Che il “mistero degli antichi cerchi” possa essere effettivamente ed inconfutabilmente “risolto” allo stato dei fatti attuali, come hanno affermato diverse testate online, resta ragionevolmente opinabile sulla base dei fatti a nostra disposizione. Anche l’idea della competizione reciproca delle piante verso acqua ed altre risorse limitate può essere, del resto, una concausa collaterale o primaria, sulla base delle mere notazioni matematiche a nostra disposizione. Ma l’idea che i linyji possano essere il residuo rimanente, di termitai un tempo ancor più vasti e svettanti sul paesaggio locale, sembra oggi acquisire un fondamento logico più solido e riconducibile all’effettiva verità dei fatti.
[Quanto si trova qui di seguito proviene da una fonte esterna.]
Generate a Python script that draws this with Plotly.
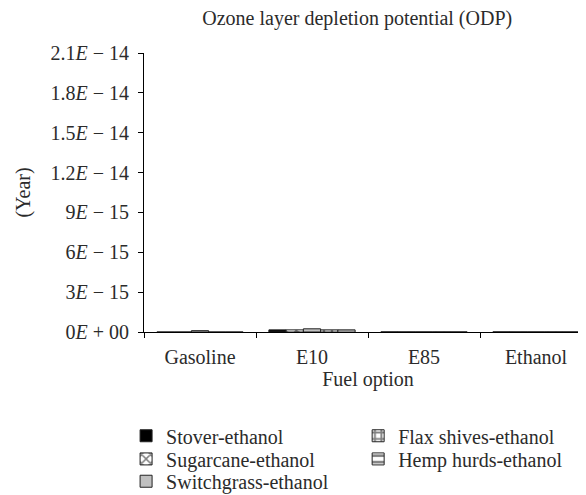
import plotly.graph_objects as go

fuels = ["Gasoline", "E10", "E85", "Ethanol"]
series = ["Stover-ethanol", "Sugarcane-ethanol", "Switchgrass-ethanol",
          "Flax shives-ethanol", "Hemp hurds-ethanol"]
values = {
    "Stover-ethanol":      [0.0, 1.6e-16, 1.0e-17, 1.0e-17],
    "Sugarcane-ethanol":   [0.0, 1.6e-16, 1.0e-17, 1.0e-17],
    "Switchgrass-ethanol": [1.0e-16, 2.4e-16, 1.0e-17, 1.0e-17],
    "Flax shives-ethanol": [0.0, 1.6e-16, 1.0e-17, 1.0e-17],
    "Hemp hurds-ethanol":  [0.0, 1.6e-16, 1.0e-17, 1.0e-17],
}
tick_vals = [0, 3e-15, 6e-15, 9e-15, 1.2e-14, 1.5e-14, 1.8e-14, 2.1e-14]
tick_text = ["0<i>E</i> + 00", "3<i>E</i> − 15", "6<i>E</i> − 15", "9<i>E</i> − 15",
             "1.2<i>E</i> − 14", "1.5<i>E</i> − 14", "1.8<i>E</i> − 14", "2.1<i>E</i> − 14"]

styles = {
    "Stover-ethanol":      dict(color="black", pattern=dict(shape="")),
    "Sugarcane-ethanol":   dict(color="white", pattern=dict(shape="x", fgcolor="black", size=8, solidity=0.4)),
    "Switchgrass-ethanol": dict(color="#c0c0c0", pattern=dict(shape="")),
    "Flax shives-ethanol": dict(color="white", pattern=dict(shape="+", fgcolor="black", size=8, solidity=0.5)),
    "Hemp hurds-ethanol":  dict(color="white", pattern=dict(shape="-", fgcolor="black", size=8, solidity=0.4)),
}
# one legend per entry so the rows can sit as tight as in the original
legend_pos = {
    "Stover-ethanol":      ("legend6", -0.04, -0.302),
    "Sugarcane-ethanol":   ("legend2", -0.04, -0.385),
    "Switchgrass-ethanol": ("legend3", -0.04, -0.465),
    "Flax shives-ethanol": ("legend4", 0.478, -0.302),
    "Hemp hurds-ethanol":  ("legend5", 0.478, -0.385),
}

FONT = "Liberation Serif"
TXT = "#2b2b2b"

fig = go.Figure()
for s in series:
    st = styles[s]
    fig.add_trace(go.Bar(name=s, x=fuels, y=values[s], legend=legend_pos[s][0],
                         showlegend=True,
                         marker=dict(color=st["color"], pattern=st["pattern"],
                                     line=dict(color="#222222", width=1))))

fig.update_layout(
    width=586, height=495,
    margin=dict(l=136, r=2, t=45, b=162),
    barmode="group", bargap=0.23, bargroupgap=0,
    plot_bgcolor="white", paper_bgcolor="white",
    showlegend=True,
    font=dict(family=FONT, size=20, color=TXT),
    title=dict(text="Ozone layer depletion potential (ODP)", x=0.596, xanchor="center",
               y=0.98, yanchor="middle", font=dict(size=20, color=TXT)),
)
for s in series:
    name, lx, ly = legend_pos[s]
    fig.update_layout({name: dict(x=lx, y=ly, xanchor="left", yanchor="top",
                                  bgcolor="rgba(0,0,0,0)", font=dict(size=20, color=TXT))})

fig.update_xaxes(showline=True, linecolor="black", linewidth=1, ticks="outside",
                 tickson="boundaries", ticklen=5, tickcolor="black",
                 tickfont=dict(size=20), ticklabelstandoff=7,
                 title=dict(text="Fuel option", standoff=3, font=dict(size=20)), showgrid=False)
fig.update_yaxes(showline=True, linecolor="black", linewidth=1, ticks="outside",
                 ticklen=5, tickcolor="black", range=[0, 2.1e-14],
                 tickfont=dict(size=20), ticklabelstandoff=5,
                 tickvals=tick_vals, ticktext=tick_text, showgrid=False, zeroline=False,
                 title=dict(text="(Year)", standoff=14, font=dict(size=20)))

fig.write_html("out.html")
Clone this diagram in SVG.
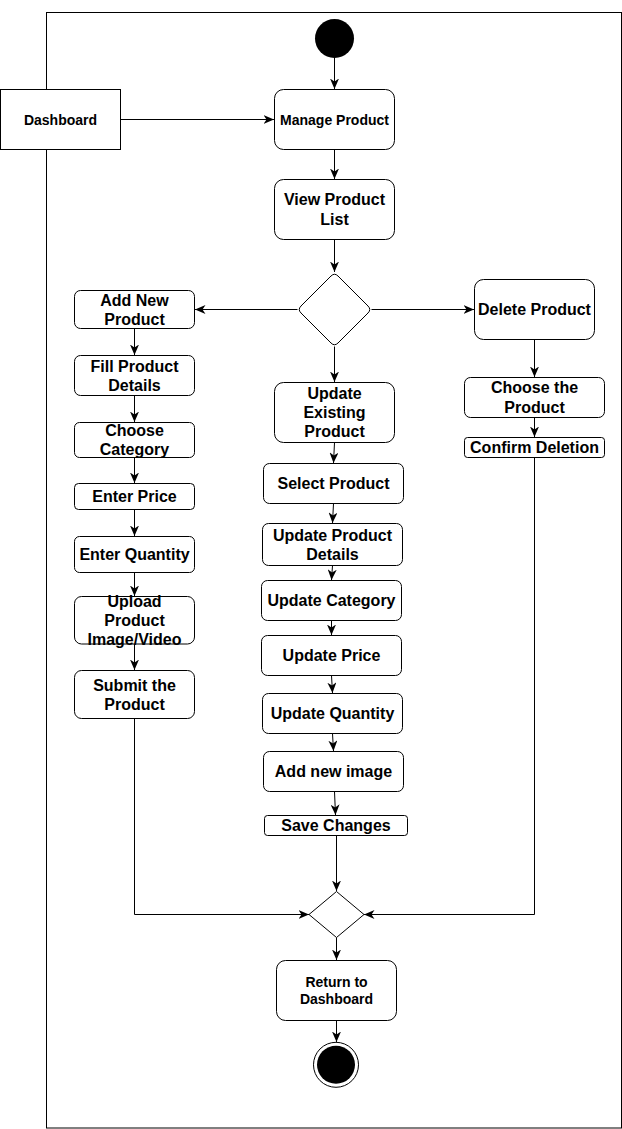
<svg xmlns="http://www.w3.org/2000/svg" width="622" height="1129" viewBox="0 0 622 1129">
<style>
.box{fill:#fff;stroke:#000;stroke-width:1}
.t{font-family:"Liberation Sans",Arial,sans-serif;font-weight:bold;font-size:16px;fill:#000;text-anchor:middle}
.s{font-size:14px}
.c{fill:none;stroke:#000;stroke-width:1}
</style>
<defs>
<marker id="ah" markerUnits="userSpaceOnUse" markerWidth="11" markerHeight="9" viewBox="0 0 11 9" refX="10.5" refY="4.5" orient="auto">
<path d="M0,0 L10.5,4.5 L0,9 L3,4.5 Z" fill="#000"/>
</marker>
</defs>
<rect x="46.5" y="12.5" width="575" height="1115.5" fill="none" stroke="#000" stroke-width="1"/>
<g id="connectors">
<path class="c" d="M120.5,119.5 H274" marker-end="url(#ah)"/>
<path class="c" d="M334.5,58 V89" marker-end="url(#ah)"/>
<path class="c" d="M334.5,149.5 V179" marker-end="url(#ah)"/>
<path class="c" d="M334.5,239.5 V272" marker-end="url(#ah)"/>
<path class="c" d="M297.5,309.5 H195" marker-end="url(#ah)"/>
<path class="c" d="M371.5,309.5 H474" marker-end="url(#ah)"/>
<path class="c" d="M334.5,346.5 V382" marker-end="url(#ah)"/>
<path class="c" d="M134.5,328.5 V355" marker-end="url(#ah)"/>
<path class="c" d="M134.5,395.5 V422" marker-end="url(#ah)"/>
<path class="c" d="M134.5,457.5 V483" marker-end="url(#ah)"/>
<path class="c" d="M134.5,509.5 V536" marker-end="url(#ah)"/>
<path class="c" d="M134.5,572.5 V596" marker-end="url(#ah)"/>
<path class="c" d="M134.5,644 V670" marker-end="url(#ah)"/>
<path class="c" d="M334.5,442.5 L333.5,463" marker-end="url(#ah)"/>
<path class="c" d="M333.5,503.5 L332.5,523" marker-end="url(#ah)"/>
<path class="c" d="M332.5,565.5 L331.5,580" marker-end="url(#ah)"/>
<path class="c" d="M331.5,620.5 L331.5,635" marker-end="url(#ah)"/>
<path class="c" d="M331.5,675.5 L332.5,693" marker-end="url(#ah)"/>
<path class="c" d="M332.5,733.5 L333.5,751" marker-end="url(#ah)"/>
<path class="c" d="M334.5,791.5 L335.5,815" marker-end="url(#ah)"/>
<path class="c" d="M336.5,835.5 V891" marker-end="url(#ah)"/>
<path class="c" d="M534.5,339.5 V377" marker-end="url(#ah)"/>
<path class="c" d="M534.5,417.5 V437" marker-end="url(#ah)"/>
<path class="c" d="M134.5,718.5 V914.5 H309" marker-end="url(#ah)"/>
<path class="c" d="M534.5,457.5 V914.5 H364" marker-end="url(#ah)"/>
<path class="c" d="M336.5,937.5 V960" marker-end="url(#ah)"/>
<path class="c" d="M336.5,1020.5 V1042" marker-end="url(#ah)"/>
</g>
<g id="start"><circle cx="334.5" cy="38.5" r="19.5" fill="#000"/></g>
<g id="dashboard">
<rect class="box" x="0.5" y="89.5" width="120" height="60"/>
<text class="t s" x="60.5" y="124.5">Dashboard</text>
</g>
<g id="manage-product">
<rect class="box" x="274.5" y="89.5" width="120" height="60" rx="9"/>
<text class="t s" x="334.5" y="124.5">Manage Product</text>
</g>
<g id="view-product-list">
<rect class="box" x="274.5" y="179.5" width="120" height="60" rx="9"/>
<text class="t" x="334.5" y="205.4">View Product<tspan x="334.5" dy="19.2">List</tspan></text>
</g>
<g id="decision">
<path class="box" d="M338,276 L368,306 Q371.5,309.5 368,313 L338,343 Q334.5,346.5 331,343 L301,313 Q297.5,309.5 301,306 L331,276 Q334.5,272.5 338,276 Z"/>
</g>
<g id="add-new-product">
<rect class="box" x="74.5" y="290.5" width="120" height="38" rx="6"/>
<text class="t" x="134.5" y="305.6">Add New<tspan x="134.5" dy="19.2">Product</tspan></text>
</g>
<g id="fill-product-details">
<rect class="box" x="74.5" y="355.5" width="120" height="40" rx="6"/>
<text class="t" x="134.5" y="371.6">Fill Product<tspan x="134.5" dy="19.2">Details</tspan></text>
</g>
<g id="choose-category">
<rect class="box" x="74.5" y="422.5" width="120" height="35" rx="5"/>
<text class="t" x="134.5" y="436.1">Choose<tspan x="134.5" dy="19.2">Category</tspan></text>
</g>
<g id="enter-price">
<rect class="box" x="74.5" y="483.5" width="120" height="26" rx="4"/>
<text class="t" x="134.5" y="502.2">Enter Price</text>
</g>
<g id="enter-quantity">
<rect class="box" x="74.5" y="536.5" width="120" height="36" rx="5"/>
<text class="t" x="134.5" y="560.2">Enter Quantity</text>
</g>
<g id="upload-image">
<rect class="box" x="74.5" y="596.5" width="120" height="47.5" rx="7"/>
<text class="t" x="134.5" y="606.5">Upload<tspan x="134.5" dy="19.2">Product</tspan><tspan x="134.5" dy="19.2">Image/Video</tspan></text>
</g>
<g id="submit-product">
<rect class="box" x="74.5" y="670.5" width="120" height="48" rx="7"/>
<text class="t" x="134.5" y="690.6">Submit the<tspan x="134.5" dy="19.2">Product</tspan></text>
</g>
<g id="update-existing">
<rect class="box" x="274.5" y="382.5" width="120" height="60" rx="9"/>
<text class="t" x="334.5" y="399">Update<tspan x="334.5" dy="19.2">Existing</tspan><tspan x="334.5" dy="19.2">Product</tspan></text>
</g>
<g id="select-product">
<rect class="box" x="263.5" y="463.5" width="140" height="40" rx="6"/>
<text class="t" x="333.5" y="489.2">Select Product</text>
</g>
<g id="update-details">
<rect class="box" x="262.5" y="523.5" width="140" height="42" rx="6"/>
<text class="t" x="332.5" y="540.6">Update Product<tspan x="332.5" dy="19.2">Details</tspan></text>
</g>
<g id="update-category">
<rect class="box" x="261.5" y="580.5" width="140" height="40" rx="6"/>
<text class="t" x="331.5" y="606.2">Update Category</text>
</g>
<g id="update-price">
<rect class="box" x="261.5" y="635.5" width="140" height="40" rx="6"/>
<text class="t" x="331.5" y="661.2">Update Price</text>
</g>
<g id="update-quantity">
<rect class="box" x="262.5" y="693.5" width="140" height="40" rx="6"/>
<text class="t" x="332.5" y="719.2">Update Quantity</text>
</g>
<g id="add-new-image">
<rect class="box" x="263.5" y="751.5" width="140" height="40" rx="6"/>
<text class="t" x="333.5" y="777.2">Add new image</text>
</g>
<g id="save-changes">
<rect class="box" x="264.5" y="815.5" width="143" height="20" rx="3"/>
<text class="t" x="336" y="831.2">Save Changes</text>
</g>
<g id="delete-product">
<rect class="box" x="474.5" y="279.5" width="120" height="60" rx="9"/>
<text class="t" x="534.5" y="315.2">Delete Product</text>
</g>
<g id="choose-product">
<rect class="box" x="464.5" y="377.5" width="140" height="40" rx="6"/>
<text class="t" x="534.5" y="393.4">Choose the<tspan x="534.5" dy="19.2">Product</tspan></text>
</g>
<g id="confirm-deletion">
<rect class="box" x="464.5" y="437.5" width="140" height="20" rx="3"/>
<text class="t" x="534.5" y="453.2">Confirm Deletion</text>
</g>
<g id="merge">
<path class="box" d="M336.5,891.5 L364,914.5 L336.5,937.5 L309,914.5 Z"/>
</g>
<g id="return-dashboard">
<rect class="box" x="276.5" y="960.5" width="120" height="60" rx="9"/>
<text class="t s" x="336.5" y="987.1">Return to<tspan x="336.5" dy="16.8">Dashboard</tspan></text>
</g>
<g id="end">
<circle cx="336" cy="1064.8" r="22.5" fill="#fff" stroke="#000" stroke-width="1"/>
<circle cx="336" cy="1064.8" r="19" fill="#000"/>
</g>
</svg>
Un’ulteriore e valida lezione, estremamente utile, sull’importanza di mantenere una mente aperta verso chi potrebbe aver ereditato la conoscenza. Pur non disponendo di prestigiose certificazioni o un evidente curriculum pregresso di pubblicazioni internazionali. Che d’altronde non interessano affatto, e mai hanno suscitato il fascino naturalmente imperituro, delle fate.